→ What this task involves
Images are not part of the copy; transcribe all the data exactly.

→ Recorded data

╭──

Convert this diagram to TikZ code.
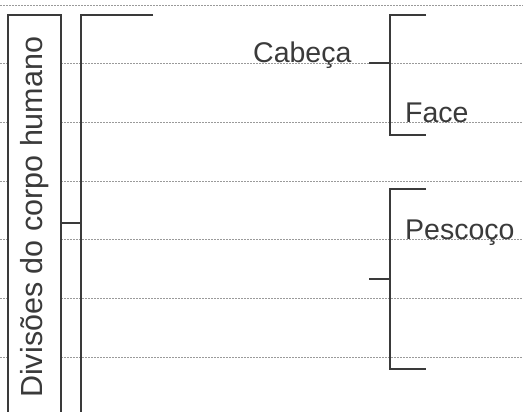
\documentclass[tikz,border=0pt]{standalone}
\usepackage{fontspec}
\setmainfont{Liberation Sans}
\definecolor{ink}{HTML}{3A3A3A}
\definecolor{rule}{HTML}{9A9A9A}
\begin{document}
\begin{tikzpicture}[x=1pt,y=-1pt,
  guide/.style={draw=rule,line width=0.6pt,dash pattern=on 2pt off 1pt},
  brk/.style={draw=ink,line width=1.1pt},
  lbl/.style={inner sep=0pt,anchor=base west,text=ink,font=\fontsize{28.5}{30}\selectfont}]
\useasboundingbox (0,0) rectangle (523,412);
\fill[white] (0,0) rectangle (523,412);
% guide lines
\draw[guide] (0,5) -- (523,5);
\foreach \yy in {63,122,181,239,298,357}{
  \draw[guide] (0,\yy) -- (8,\yy);
  \draw[guide] (61,\yy) -- (523,\yy);
}
% title box (open at bottom)
\draw[brk] (8,412) -- (8,15) -- (61,15) -- (61,412);
\node[inner sep=0pt,anchor=base west,rotate=90,text=ink,font=\fontsize{30.5}{32}\selectfont] (title) at (42,398) {Divisões do corpo humano};
% main bracket
\coordinate (t1) at (61,223);
\coordinate (b1) at (81,223);
\draw[brk] (153,15) -- (81,15) -- (81,412);
\draw[brk] (t1) -- (b1);
% labels
\node[lbl] (cab) at (253,63) {Cabeça};
\node[lbl] (face) at (405,123) {Face};
\node[lbl] (pesc) at (405,240) {Pescoço};
% Cabeça bracket
\coordinate (c1) at (369,63);
\coordinate (c2) at (390,63);
\draw[brk] (c1) -- (c2);
\draw[brk] (426,15) -- (390,15) -- (390,135) -- (426,135);
% second bracket
\coordinate (p1) at (369,279);
\coordinate (p2) at (390,279);
\draw[brk] (p1) -- (p2);
\draw[brk] (426,189) -- (390,189) -- (390,369) -- (426,369);
\end{tikzpicture}
\end{document}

╰──

→ Response to this exercise
Convert this diagram to TikZ code.
\documentclass[tikz,border=0pt]{standalone}
\usepackage{fontspec}
\setmainfont{Liberation Sans}
\definecolor{ink}{HTML}{3A3A3A}
\definecolor{rule}{HTML}{9A9A9A}
\begin{document}
\begin{tikzpicture}[x=1pt,y=-1pt,
  guide/.style={draw=rule,line width=0.6pt,dash pattern=on 2pt off 1pt},
  brk/.style={draw=ink,line width=1.1pt},
  lbl/.style={inner sep=0pt,anchor=base west,text=ink,font=\fontsize{28.5}{30}\selectfont}]
\useasboundingbox (0,0) rectangle (523,412);
\fill[white] (0,0) rectangle (523,412);
% guide lines
\draw[guide] (0,5) -- (523,5);
\foreach \yy in {63,122,181,239,298,357}{
  \draw[guide] (0,\yy) -- (8,\yy);
  \draw[guide] (61,\yy) -- (523,\yy);
}
% title box (open at bottom)
\draw[brk] (8,412) -- (8,15) -- (61,15) -- (61,412);
\node[inner sep=0pt,anchor=base west,rotate=90,text=ink,font=\fontsize{30.5}{32}\selectfont] (title) at (42,398) {Divisões do corpo humano};
% main bracket
\coordinate (t1) at (61,223);
\coordinate (b1) at (81,223);
\draw[brk] (153,15) -- (81,15) -- (81,412);
\draw[brk] (t1) -- (b1);
% labels
\node[lbl] (cab) at (253,63) {Cabeça};
\node[lbl] (face) at (405,123) {Face};
\node[lbl] (pesc) at (405,240) {Pescoço};
% Cabeça bracket
\coordinate (c1) at (369,63);
\coordinate (c2) at (390,63);
\draw[brk] (c1) -- (c2);
\draw[brk] (426,15) -- (390,15) -- (390,135) -- (426,135);
% second bracket
\coordinate (p1) at (369,279);
\coordinate (p2) at (390,279);
\draw[brk] (p1) -- (p2);
\draw[brk] (426,189) -- (390,189) -- (390,369) -- (426,369);
\end{tikzpicture}
\end{document}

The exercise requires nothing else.